Laying in my bed, all feels right with the world.
Truth be told, its not actually “my” bed, but the one I use when I visit my grandparents. The one that I have used almost every visit my entire life. The bed that is next to the one my brother slept in when we were kids but is now occupied by my two children. This is the house my father and his brothers grew up in. The only place I’ve known my grandparents to live. The house with the large yard with the tall trees, a novelty for a girl who spent all but her first four years of life on the prairie. The house with the hallway that ended with the linen and toy closet, that to my little kid self, felt at least 20 yards long. The house across the pond that must have a million frogs that sing you to sleep each night while the hum of the big trucks on the nearby highway add their own notes to the song. The house that has the sweet smell, like only a place does, that is in a humid environment. The house that is bursting with memories.

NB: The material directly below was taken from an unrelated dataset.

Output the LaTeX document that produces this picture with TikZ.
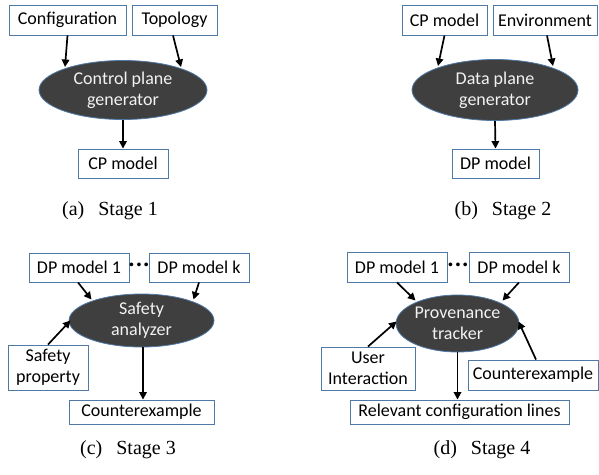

This is what I have known, always known, a source of peace when my adult reality is a constant state of change.
While this house, this family, hasn’t been without its set of challenges, I’m thankful for the gift of time and the stability it has provided on this side of eternity. I know how fortunate we have been. Purely from a numbers game, time is no longer on our side. But was it ever? I’m no longer naive enough to think that the time clock runs out only for those advanced in their years. I know each moment we’re given can’t be taken for granted.
But for this moment, I push all that aside. I’ll savor the sound of my sweet babes as their breath falls heavy as they sleep. I’m thankful that they too can make memories in this house and experience the love of the people in it. I’ll soak up the scent of this room and store it away in my mind. And I’ll let frogs and trucks serenade me to sleep just like they have done for 30+ summers. I’ll drift off with thankfulness in my heart that once again, we were given the gift of time to bottle up another round of summer memories, in this house, with these people.